Since $G/H$ is finite, the $E^2$ term is $0$ for $p>0$, so the sequence degenerates at that page. It follows that $H_{q}(G,\mathbb Q) \cong H_0(G/H, H_q(H,\mathbb Q)) = H_q(H,\mathbb Q)_{G/H}$ (the coinvariants)

It follows that $H_*(G,\mathbb Q)$ is a quotient of $H_*(H,\mathbb Q)$, so it has a smaller dimension.

The same goes for cohomology, using this time invariant instead of co-invariants.

This could also provide a way to construct counter-examples to the converse statement : find an infinite dimensional $G/H$-module whose co-invariants are finite dimensional, and try to realize it as a group homology.

Here's an idea :

have $\mathbb Z$ act on $F\mathbb Z$ (the free group on generators $\mathbb Z$) by translation on generators; and $G$ the associated semi-direct product : $G=F\mathbb Z \rtimes \mathbb Z$, $H= F\mathbb Z \subset G$, and $G/H\cong \mathbb Z$.

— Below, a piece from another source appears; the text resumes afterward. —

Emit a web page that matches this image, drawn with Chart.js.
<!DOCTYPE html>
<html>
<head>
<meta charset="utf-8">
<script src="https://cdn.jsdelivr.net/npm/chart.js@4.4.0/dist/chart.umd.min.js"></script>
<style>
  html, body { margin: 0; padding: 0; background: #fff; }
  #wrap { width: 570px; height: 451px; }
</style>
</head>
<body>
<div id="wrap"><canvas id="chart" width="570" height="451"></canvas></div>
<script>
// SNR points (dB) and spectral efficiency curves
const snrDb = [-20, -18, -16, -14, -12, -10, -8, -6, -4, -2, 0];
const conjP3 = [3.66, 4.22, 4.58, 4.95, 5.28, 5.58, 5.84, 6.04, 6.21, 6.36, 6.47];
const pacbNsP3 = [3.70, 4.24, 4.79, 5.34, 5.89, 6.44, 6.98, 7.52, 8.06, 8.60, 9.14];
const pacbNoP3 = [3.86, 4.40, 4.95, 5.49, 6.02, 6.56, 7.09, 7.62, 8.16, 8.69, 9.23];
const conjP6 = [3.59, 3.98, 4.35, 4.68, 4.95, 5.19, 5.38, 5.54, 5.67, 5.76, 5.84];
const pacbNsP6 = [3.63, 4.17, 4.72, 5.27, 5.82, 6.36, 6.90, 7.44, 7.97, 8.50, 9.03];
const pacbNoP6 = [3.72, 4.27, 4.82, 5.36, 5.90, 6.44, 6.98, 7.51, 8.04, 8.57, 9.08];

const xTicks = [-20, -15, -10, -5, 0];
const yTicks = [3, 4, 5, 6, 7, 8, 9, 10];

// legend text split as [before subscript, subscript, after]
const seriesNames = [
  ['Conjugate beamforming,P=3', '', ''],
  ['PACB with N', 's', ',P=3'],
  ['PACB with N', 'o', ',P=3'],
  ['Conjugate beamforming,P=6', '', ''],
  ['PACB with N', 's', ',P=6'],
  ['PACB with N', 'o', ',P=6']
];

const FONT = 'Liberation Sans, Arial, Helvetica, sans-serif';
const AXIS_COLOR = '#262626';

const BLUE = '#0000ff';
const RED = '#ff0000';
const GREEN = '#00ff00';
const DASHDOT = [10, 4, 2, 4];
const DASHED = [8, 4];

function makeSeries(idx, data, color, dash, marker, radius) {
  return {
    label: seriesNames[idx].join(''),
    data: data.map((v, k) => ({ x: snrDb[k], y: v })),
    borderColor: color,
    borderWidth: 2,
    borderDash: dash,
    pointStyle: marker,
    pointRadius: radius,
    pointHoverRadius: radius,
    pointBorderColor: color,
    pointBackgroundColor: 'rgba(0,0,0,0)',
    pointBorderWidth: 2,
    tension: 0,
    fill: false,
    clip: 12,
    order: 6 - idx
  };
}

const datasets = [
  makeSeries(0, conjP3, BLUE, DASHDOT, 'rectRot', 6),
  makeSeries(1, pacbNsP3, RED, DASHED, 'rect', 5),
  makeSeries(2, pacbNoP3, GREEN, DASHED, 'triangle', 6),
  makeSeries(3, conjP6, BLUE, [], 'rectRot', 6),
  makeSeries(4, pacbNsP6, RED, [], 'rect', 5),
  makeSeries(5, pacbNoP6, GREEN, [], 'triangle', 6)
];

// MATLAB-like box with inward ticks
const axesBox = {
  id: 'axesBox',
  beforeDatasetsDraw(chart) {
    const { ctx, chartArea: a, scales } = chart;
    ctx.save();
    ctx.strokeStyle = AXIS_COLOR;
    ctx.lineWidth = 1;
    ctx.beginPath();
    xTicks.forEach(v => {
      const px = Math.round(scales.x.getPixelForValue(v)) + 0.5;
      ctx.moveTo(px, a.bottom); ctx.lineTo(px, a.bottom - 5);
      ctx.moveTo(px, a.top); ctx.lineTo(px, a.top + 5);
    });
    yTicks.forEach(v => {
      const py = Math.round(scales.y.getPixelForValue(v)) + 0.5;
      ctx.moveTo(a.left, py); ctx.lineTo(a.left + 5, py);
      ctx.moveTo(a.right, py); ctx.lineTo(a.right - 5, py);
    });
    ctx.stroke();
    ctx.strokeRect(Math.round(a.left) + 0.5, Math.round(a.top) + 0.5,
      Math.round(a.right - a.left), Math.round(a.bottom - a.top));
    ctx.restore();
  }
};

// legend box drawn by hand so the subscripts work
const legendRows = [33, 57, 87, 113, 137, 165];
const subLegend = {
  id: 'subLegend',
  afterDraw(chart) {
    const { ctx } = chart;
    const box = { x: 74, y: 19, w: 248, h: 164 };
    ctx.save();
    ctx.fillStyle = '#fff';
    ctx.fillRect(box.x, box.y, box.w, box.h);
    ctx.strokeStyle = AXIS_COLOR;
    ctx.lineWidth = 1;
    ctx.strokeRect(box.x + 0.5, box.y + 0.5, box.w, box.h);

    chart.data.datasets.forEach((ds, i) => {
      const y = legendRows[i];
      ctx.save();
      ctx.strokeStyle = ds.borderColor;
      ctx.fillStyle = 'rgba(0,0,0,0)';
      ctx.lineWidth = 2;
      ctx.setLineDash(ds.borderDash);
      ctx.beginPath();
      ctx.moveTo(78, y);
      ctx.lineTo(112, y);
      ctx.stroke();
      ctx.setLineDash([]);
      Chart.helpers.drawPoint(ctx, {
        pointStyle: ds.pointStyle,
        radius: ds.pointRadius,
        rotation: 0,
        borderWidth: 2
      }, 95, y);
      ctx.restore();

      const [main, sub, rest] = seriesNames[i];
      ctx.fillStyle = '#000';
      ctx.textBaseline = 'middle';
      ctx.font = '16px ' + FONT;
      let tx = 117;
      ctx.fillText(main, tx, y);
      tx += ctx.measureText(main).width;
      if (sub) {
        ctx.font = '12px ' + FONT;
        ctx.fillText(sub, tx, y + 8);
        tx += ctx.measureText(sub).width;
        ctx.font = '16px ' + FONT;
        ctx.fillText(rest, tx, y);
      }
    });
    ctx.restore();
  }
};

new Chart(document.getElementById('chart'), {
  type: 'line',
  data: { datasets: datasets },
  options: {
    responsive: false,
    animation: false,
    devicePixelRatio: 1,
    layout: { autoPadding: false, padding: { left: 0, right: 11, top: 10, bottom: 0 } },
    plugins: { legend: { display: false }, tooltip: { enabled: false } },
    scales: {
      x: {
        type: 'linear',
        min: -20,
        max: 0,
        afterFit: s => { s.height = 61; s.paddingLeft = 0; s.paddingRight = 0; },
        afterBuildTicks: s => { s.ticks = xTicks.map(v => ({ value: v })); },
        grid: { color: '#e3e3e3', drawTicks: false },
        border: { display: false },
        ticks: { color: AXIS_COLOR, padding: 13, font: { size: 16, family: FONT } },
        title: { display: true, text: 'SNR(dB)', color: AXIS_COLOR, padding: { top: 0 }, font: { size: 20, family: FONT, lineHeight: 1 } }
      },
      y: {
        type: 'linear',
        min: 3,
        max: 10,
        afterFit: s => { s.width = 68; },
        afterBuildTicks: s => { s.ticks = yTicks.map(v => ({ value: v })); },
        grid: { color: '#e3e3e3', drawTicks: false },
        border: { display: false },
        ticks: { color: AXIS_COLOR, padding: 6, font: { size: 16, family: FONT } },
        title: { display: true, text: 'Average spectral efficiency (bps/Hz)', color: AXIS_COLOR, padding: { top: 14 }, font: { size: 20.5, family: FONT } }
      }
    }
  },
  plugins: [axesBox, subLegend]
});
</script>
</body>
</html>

Then $H_1(H,\mathbb Q) = \bigoplus_{n\in \mathbb Z}\mathbb Q$ (one for each generator) and $G/H$ acts on that by translating those summands, so that the $1$ in position $n$ becomes equal to the $1$ in position $n+1$ in the co-invariants : $H_1(H,\mathbb Q)_{G/H} \cong \mathbb Q$, which is of course finite-dimensional.